Спортсмен попробовал улыбнуться, но получилось кисло.
Убедившись, что рана не опасная, Коноваленко приказал Толику:
– Председателя ищи, должен быть здесь, – и сам пошел в обход помещений.
Председателя привел Шиша. Это был низенький толстый лысый мужчина в очках с золотой оправой. Одно стекло было треснутое. Черты лица кавказские, а остатки волос на висках и затылке – светло-русые. Карие глаза воровато бегали, напоминая стрелки приборов, в которых постоянно отключается ток: вдруг западали в левые и правые уголки глаз, потом исчезали, потом выпрыгивали в среднее положение, колебались в нем и вновь западали в уголки. Под левым глазом красовалась свежая ссадина.
– В машине нашел. Скойлался шлангом на переднем сиденье – и не дышит, думал, не замучу, – сообщил Толик. Двинув председателя по груди рукояткой револьвера, прикрикнул: – Что морду воротишь? Смотри, падла, во что твоя жадность вылилась!
– Не трогай, он нам еще должен деньги отдать, – остановил Коноваленко.
– Отдам, все отдам! – скороговоркой пообещал армянин, поправляя очки, сползшие на кончик носа.
– Неси.
– Не здесь. Позвоню, привезут. Все привезут!
– Смотри, если хвост приведут... – Коноваленко сделал паузу. – Нам теперь терять нечего.
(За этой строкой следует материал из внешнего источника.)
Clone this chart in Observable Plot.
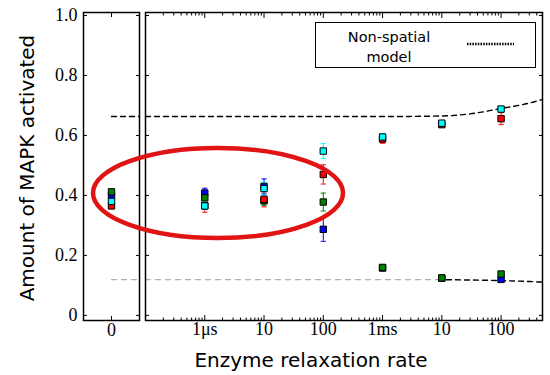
<!DOCTYPE html>
<html><head><meta charset="utf-8">
<script src="https://cdn.jsdelivr.net/npm/d3@7"></script>
<script src="https://cdn.jsdelivr.net/npm/@observablehq/plot@0.6"></script>
<style>
body{margin:0;background:#fff;}
#wrap{position:relative;width:550px;height:375px;overflow:hidden;background:#fff;}
#wrap > svg{position:absolute;top:0;}
.lab{position:absolute;font-family:"DejaVu Sans",sans-serif;color:#000;white-space:nowrap;}
#legend{position:absolute;left:315px;top:22px;width:221px;height:46px;border:1px solid #000;background:#fff;box-sizing:border-box;font-family:"DejaVu Sans",sans-serif;font-size:14.5px;}
</style></head><body><div id="wrap"></div>
<script>
// ---------- data ----------
const rates = [0, 1, 10, 100, 1000, 10000, 100000];          // enzyme relaxation time, in µs (0 = left panel)
const rateTicks = [1, 10, 100, 1000, 10000, 100000];
const rateTickLabels = ["1μs", "10", "100", "1ms", "10", "100"];
const zeroTicks = [0];
const zeroTickLabels = ["0"];
const yTicks = [0, 0.2, 0.4, 0.6, 0.8, 1.0];
const yTickLabels = ["0", "0.2", "0.4", "0.6", "0.8", "1.0"];

const seriesNames  = ["blue", "green", "red", "cyan"];     // drawing order
const seriesColors = ["#1c2bc9", "#1f8a22", "#e3161c", "#2fd4e0"];

const blueValues  = [0.400, 0.408, 0.430, 0.287, 0.158, 0.124, 0.120];
const blueErr     = [0.008, 0.016, 0.025, 0.040, 0.005, 0.004, 0.006];
const greenValues = [0.412, 0.392, 0.382, 0.378, 0.160, 0.125, 0.138];
const greenErr    = [0.006, 0.010, 0.015, 0.030, 0.005, 0.004, 0.006];
const redValues   = [0.365, 0.366, 0.387, 0.470, 0.588, 0.636, 0.656];
const redErr      = [0.008, 0.022, 0.025, 0.032, 0.014, 0.008, 0.020];
const cyanValues  = [0.380, 0.365, 0.423, 0.548, 0.595, 0.641, 0.688];
const cyanErr     = [0.008, 0.012, 0.022, 0.025, 0.010, 0.006, 0.008];

// non-spatial model curves
const modelUpperRates  = [0.1, 1000, 10000, 30000, 100000, 300000, 500000];
const modelUpperValues = [0.663, 0.663, 0.665, 0.672, 0.690, 0.708, 0.720];
const modelLowerRates  = [12000, 30000, 100000, 300000, 500000];
const modelLowerValues = [0.119, 0.118, 0.116, 0.113, 0.111];
const baselineRates    = [0.1, 12000];
const baselineValues   = [0.119, 0.119];
const zeroModelX       = [0, 1];
const zeroUpperValues  = [0.663, 0.663];
const zeroLowerValues  = [0.119, 0.119];

// ---------- build tables ----------
const allValues = [blueValues, greenValues, redValues, cyanValues];
const allErr = [blueErr, greenErr, redErr, cyanErr];
const rows = [];
seriesNames.forEach((s, k) => rates.forEach((r, i) =>
  rows.push({series: s, rate: r, value: allValues[k][i], err: allErr[k][i]})));
const zeroRows = rows.filter(d => d.rate === 0);
const posRows = rows.filter(d => d.rate > 0);
const upper = modelUpperRates.map((r, i) => ({rate: r, value: modelUpperValues[i]}));
const lower = modelLowerRates.map((r, i) => ({rate: r, value: modelLowerValues[i]}));
const base = baselineRates.map((r, i) => ({rate: r, value: baselineValues[i]}));
const zUpper = zeroModelX.map((r, i) => ({rate: r, value: zeroUpperValues[i]}));
const zLower = zeroModelX.map((r, i) => ({rate: r, value: zeroLowerValues[i]}));

const capSymbol = {draw(ctx, size) { const r = 2.6; ctx.moveTo(-r, 0); ctx.lineTo(r, 0); }};

const H = 375;
const yDomain = [-0.017, 1.01];
const common = {
  height: H, marginTop: 12, marginBottom: 55,
  y: {domain: yDomain, label: null},
  color: {domain: seriesNames, range: seriesColors},
  style: {fontFamily: "'Liberation Serif', serif", fontSize: "18px", color: "black", background: "transparent", overflow: "visible"}
};
const noText = () => "";

function dataMarks(data) {
  return [
    Plot.ruleX(data, {x: "rate", y1: d => d.value - d.err, y2: d => d.value + d.err, stroke: "series", strokeWidth: 1}),
    Plot.dot(data, {x: "rate", y: d => d.value - d.err, symbol: capSymbol, stroke: "series", strokeWidth: 1, r: 2}),
    Plot.dot(data, {x: "rate", y: d => d.value + d.err, symbol: capSymbol, stroke: "series", strokeWidth: 1, r: 2}),
    Plot.dot(data, {x: "rate", y: "value", symbol: "square", r: 3.6, fill: "series", stroke: "black", strokeWidth: 1})
  ];
}

const left = Plot.plot({
  ...common,
  width: 141, marginLeft: 83, marginRight: 2,
  x: {domain: [-1, 1], label: null},
  marks: [
    Plot.line(zUpper, {x: "rate", y: "value", stroke: "black", strokeWidth: 1.4, strokeDasharray: "5,4"}),
    Plot.line(zLower, {x: "rate", y: "value", stroke: "#9a9a9a", strokeWidth: 1, strokeDasharray: "5,5"}),
    ...dataMarks(zeroRows),
    Plot.axisY(yTicks, {anchor: "left", tickSize: -4, tickPadding: 10, label: null, tickFormat: d => yTickLabels[yTicks.indexOf(d)]}),
    Plot.axisY(yTicks, {anchor: "right", tickSize: -4, label: null, tickFormat: noText}),
    Plot.axisX(zeroTicks, {anchor: "bottom", tickSize: -4, tickPadding: 7, label: null, tickFormat: d => zeroTickLabels[zeroTicks.indexOf(d)]}),
    Plot.axisX(zeroTicks, {anchor: "top", tickSize: -4, label: null, tickFormat: noText}),
    Plot.frame({stroke: "black", strokeWidth: 1.5})
  ]
});

const minorTicks = d3.scaleLog().domain([0.1, 5e5]).ticks().filter(t => !rateTicks.includes(t) && t !== 0.1);
const right = Plot.plot({
  ...common,
  width: 410, marginLeft: 5, marginRight: 8,
  x: {type: "log", domain: [0.1, 5e5], label: null},
  marks: [
    Plot.line(base, {x: "rate", y: "value", stroke: "#9a9a9a", strokeWidth: 1, strokeDasharray: "5,5"}),
    Plot.line(lower, {x: "rate", y: "value", stroke: "black", strokeWidth: 1.4, strokeDasharray: "5,4", curve: "monotone-x"}),
    Plot.line(upper, {x: "rate", y: "value", stroke: "black", strokeWidth: 1.4, strokeDasharray: "5,4", curve: "monotone-x"}),
    ...dataMarks(posRows),
    Plot.axisX(rateTicks, {anchor: "bottom", tickSize: -5, tickPadding: 7, label: null, tickFormat: d => rateTickLabels[rateTicks.indexOf(d)]}),
    Plot.axisX(minorTicks, {anchor: "bottom", tickSize: -2.5, label: null, tickFormat: noText}),
    Plot.axisX(rateTicks, {anchor: "top", tickSize: -5, label: null, tickFormat: noText}),
    Plot.axisX(minorTicks, {anchor: "top", tickSize: -2.5, label: null, tickFormat: noText}),
    Plot.axisY(yTicks, {anchor: "left", tickSize: -4, label: null, tickFormat: noText}),
    Plot.axisY(yTicks, {anchor: "right", tickSize: -4, label: null, tickFormat: noText}),
    Plot.frame({stroke: "black", strokeWidth: 1.5})
  ]
});

const wrap = document.getElementById("wrap");
left.style.left = "0px";
right.style.left = "140px";
wrap.appendChild(left);
wrap.appendChild(right);

// legend
const legend = document.createElement("div");
legend.id = "legend";
legend.innerHTML = `<div style="position:absolute;left:0;width:146px;top:4px;text-align:center;line-height:20px">Non-spatial<br>model</div>
<svg style="position:absolute;left:151px;top:19px" width="48" height="4"><line x1="0" y1="2" x2="47" y2="2" stroke="#000" stroke-width="2.5" stroke-dasharray="1.5,1.2"/></svg>`;
wrap.appendChild(legend);

// axis labels
const xl = document.createElement("div");
xl.className = "lab"; xl.textContent = "Enzyme relaxation rate";
xl.style.cssText += "left:111px;width:400px;text-align:center;top:348px;font-size:20px;line-height:24px;";
wrap.appendChild(xl);
const yl = document.createElement("div");
yl.className = "lab"; yl.textContent = "Amount of MAPK activated";
yl.style.cssText += "left:-173px;width:400px;text-align:center;top:156px;font-size:20px;line-height:24px;transform:rotate(-90deg);";
wrap.appendChild(yl);

// hand-drawn red ellipse annotation
const ns = "http://www.w3.org/2000/svg";
const ann = document.createElementNS(ns, "svg");
ann.setAttribute("width", 550); ann.setAttribute("height", 375);
ann.style.cssText = "position:absolute;left:0;top:0;pointer-events:none";
const el = document.createElementNS(ns, "ellipse");
el.setAttribute("cx", 218); el.setAttribute("cy", 193); el.setAttribute("rx", 125); el.setAttribute("ry", 45);
el.setAttribute("fill", "none"); el.setAttribute("stroke", "#e01414"); el.setAttribute("stroke-width", 4.5);
ann.appendChild(el);
wrap.appendChild(ann);
</script></body></html>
По телефону Коноваленко заставил говорить по-русски, правда, председатель так частил, что речь его была похожа на какую угодно, только не на русскую. И таки умудрился вставить несколько фраз на армянском. Старший лейтенант сделал вид, что не заметил: слишком напуган кооператор, чтобы рисковать жизнью. Какому-то Норайру было категорично приказано привезти деньги – «хоть под камнем найди!» – и отдать на шоссе неподалеку от кооператива, где его будут ждать в председательской «волге».
Коноваленко вернулся в заготовочный цех, сказал Толику, чтоб со Спирей вез Виктора домой.
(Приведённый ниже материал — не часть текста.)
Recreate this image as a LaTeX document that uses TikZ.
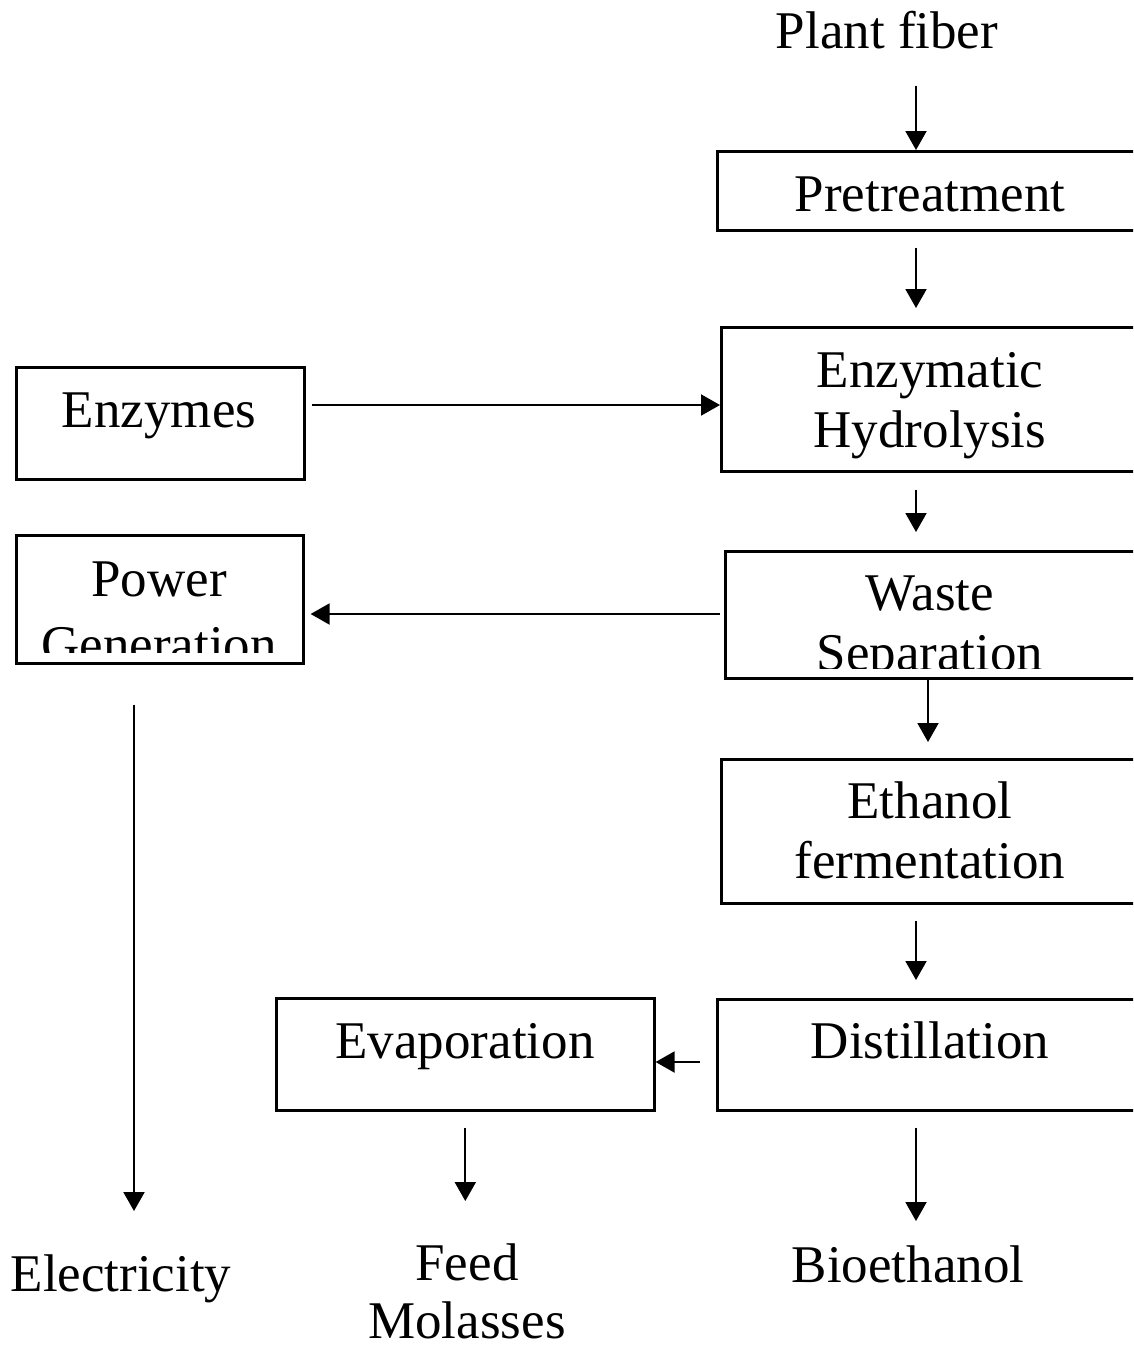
\documentclass[tikz,border=0pt]{standalone}
\usepackage{fontspec}
\setmainfont{Liberation Serif}
\usetikzlibrary{arrows.meta,positioning}
\tikzset{
  box/.style={draw, line width=2.6pt, inner sep=0pt, anchor=north west},
  lbl/.style={font=\fontsize{53}{60}\selectfont, inner sep=0pt, anchor=base},
  lbltwo/.style={lbl, text width=420pt, align=center},
  arr/.style={line width=2pt, -{Triangle[length=19pt,width=21pt]}}
}
\begin{document}
\begin{tikzpicture}[x=1pt,y=-1pt]
\useasboundingbox (0,0) rectangle (1133,1347);
\clip (0,0) rectangle (1133,1347);
% boxes
\node[box, minimum width=428pt, minimum height=79pt] (pre) at (716,150) {};
\node[box, minimum width=424pt, minimum height=144pt] (eh) at (720,326) {};
\node[box, minimum width=288pt, minimum height=112pt] (enz) at (15,366) {};
\node[box, minimum width=420pt, minimum height=127pt] (ws) at (724,550) {};
\node[box, minimum width=287pt, minimum height=128pt] (pg) at (15,534) {};
\node[box, minimum width=424pt, minimum height=144pt] (ef) at (720,758) {};
\node[box, minimum width=428pt, minimum height=111pt] (dist) at (716,998) {};
\node[box, minimum width=378pt, minimum height=112pt] (evap) at (275,997) {};
% texts
\node[lbl] (fiber) at (887,48) {Plant fiber};
\node[lbl] (pre-t) at (930,211) {Pretreatment};
\node[lbltwo] (eh-t) at (930,387) {Enzymatic\\Hydrolysis};
\node[lbl] (enz-t) at (159,427) {Enzymes};
\begin{scope}
  \clip (ws.north west) rectangle ([yshift=11pt]ws.south east);
  \node[lbltwo] (ws-t) at (930,610) {Waste\\Separation};
\end{scope}
\begin{scope}
  \clip (pg.north west) rectangle ([yshift=12pt]pg.south east);
  \node[lbltwo] (pg-t) at (159,596) {Power\\[6pt]Generation};
\end{scope}
\node[lbltwo] (ef-t) at (930,818) {Ethanol\\fermentation};
\node[lbl] (dist-t) at (930,1058) {Distillation};
\node[lbl] (evap-t) at (465,1058) {Evaporation};
\node[lbltwo] (feed) at (467,1280) {Feed\\[-2pt]Molasses};
\node[lbl] (bio) at (908,1282) {Bioethanol};
\node[lbl] (elec) at (121,1291) {Electricity};
% connectors
\coordinate (c1) at (916,0);
\coordinate (c4) at (928,0);
\coordinate (c6) at (134,0);
\coordinate (r1) at (0,405);
\coordinate (r2) at (0,614);
\coordinate (r3) at (0,1062);
\draw[arr, shorten <=37pt] (fiber.south -| c1) -- (pre.north -| c1);
\draw[arr, shorten <=16pt, shorten >=18pt] (pre.south -| c1) -- (eh.north -| c1);
\draw[arr, shorten <=6pt] (enz.east |- r1) -- (eh.west |- r1);
\draw[arr, shorten <=17pt, shorten >=18pt] (eh.south -| c1) -- (ws.north -| c1);
\draw[arr, shorten <=4pt, shorten >=6pt] (ws.west |- r2) -- (pg.east |- r2);
\draw[arr, shorten >=16pt] (ws.south -| c4) -- (ef.north -| c4);
\draw[arr, shorten <=16pt, shorten >=18pt] (ef.south -| c1) -- (dist.north -| c1);
\draw[arr, shorten <=16pt] (dist.west |- r3) -- (evap.east |- r3);
\draw[arr, shorten <=16pt, shorten >=42pt] (evap.south) -- (evap.south |- feed.north);
\draw[arr, shorten <=16pt, shorten >=24pt] (dist.south -| c1) -- (bio.north -| c1);
\draw[arr, shorten <=40pt, shorten >=43pt] (pg.south -| c6) -- (elec.north -| c6);
\end{tikzpicture}
\end{document}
– Жанне передашь, пусть врача вызовет, она знает кого. Если врач будет брыкаться, пусть от моего имени пригрозят... Я позвоню, когда все кончится. – Старшой повернулся к председателю. – Хорошо ведь кончится?
– Когда убегаешь от врага, за мышиную нору заплатишь тысячу туманов.
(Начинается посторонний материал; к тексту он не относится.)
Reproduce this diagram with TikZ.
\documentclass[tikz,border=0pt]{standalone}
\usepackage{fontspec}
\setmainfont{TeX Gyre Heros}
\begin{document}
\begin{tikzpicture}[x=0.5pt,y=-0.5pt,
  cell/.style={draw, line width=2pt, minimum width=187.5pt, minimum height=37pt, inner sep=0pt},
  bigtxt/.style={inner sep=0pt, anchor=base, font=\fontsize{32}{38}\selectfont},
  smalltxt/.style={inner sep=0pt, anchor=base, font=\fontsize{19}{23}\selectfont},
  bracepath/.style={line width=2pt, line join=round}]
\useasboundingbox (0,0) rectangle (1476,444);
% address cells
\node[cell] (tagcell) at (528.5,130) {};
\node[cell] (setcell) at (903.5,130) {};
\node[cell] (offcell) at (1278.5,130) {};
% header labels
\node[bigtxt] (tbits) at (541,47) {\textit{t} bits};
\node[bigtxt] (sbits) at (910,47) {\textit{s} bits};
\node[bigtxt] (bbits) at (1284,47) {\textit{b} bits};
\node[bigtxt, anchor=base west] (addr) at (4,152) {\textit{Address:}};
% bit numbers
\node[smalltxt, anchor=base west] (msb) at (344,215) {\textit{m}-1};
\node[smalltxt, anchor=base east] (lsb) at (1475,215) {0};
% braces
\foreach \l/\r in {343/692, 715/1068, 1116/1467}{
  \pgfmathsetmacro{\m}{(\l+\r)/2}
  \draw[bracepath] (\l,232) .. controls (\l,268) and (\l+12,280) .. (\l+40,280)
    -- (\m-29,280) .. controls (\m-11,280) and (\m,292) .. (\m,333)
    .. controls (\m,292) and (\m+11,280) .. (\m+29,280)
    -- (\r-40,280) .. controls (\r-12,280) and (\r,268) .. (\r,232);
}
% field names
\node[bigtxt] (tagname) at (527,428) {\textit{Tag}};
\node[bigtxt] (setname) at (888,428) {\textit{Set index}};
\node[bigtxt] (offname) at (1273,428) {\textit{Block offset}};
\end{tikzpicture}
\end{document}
– Возьмем и валютой, если не выше курса черного рынка, – то ли не понял, то ли пошутил милиционер. – Пошли в машину.
Черную «Волгу-двадцатичетвертку» вел Коноваленко, а Сергей и председатель сидели сзади. Первое время кооператор косился на пистолет, но вскоре привык. Старший лейтенант остановил машину на обочине в начале крутого спуска. Подъехать к ним можно было только спереди или сзади, в обе стороны дорога просматривалась метров на пятьсот.
Ждали минут сорок. Двигатель тихо работал на холостых оборотах, нарушая гнетущую тишину в салоне. Изредка мимо проносились машины на большой скорости. Сначала впереди или позади «волги» появлялся свет фар – два положенные на бока конуса с размытыми основаниями. Конусы врезались в лобовое стекло, наполняя салон рассеянным, бледным светом, который становился все гуще и чище и вдруг исчезали. Когда набивалось в машину слишком много света через лобовое стекло, председатель снимал очки и протирал глаза носовым платочком. И все время курил, штук шесть-семь высмолил своих, потом стрельнул у Коноваленко. Хотелось подбодрить его: мол, не бойся, если привезут деньги, все будет тип-топ.
Вот встречная машина медленно вползла на склон, остановилась, не доезжая метров двадцать. В окошко в дверце высунулась голова водителя.
Коноваленко достал пистолет, передернул затвор.
– Пусть передадут в окно и отъедут метров на сто, пока не пересчитаем, – приказал он кооператору. – И без фортелей, понял?
– Кок говоришь, так и сделаю, – заискивающе ответил председатель, шустро крутя ручку стеклоподъемника.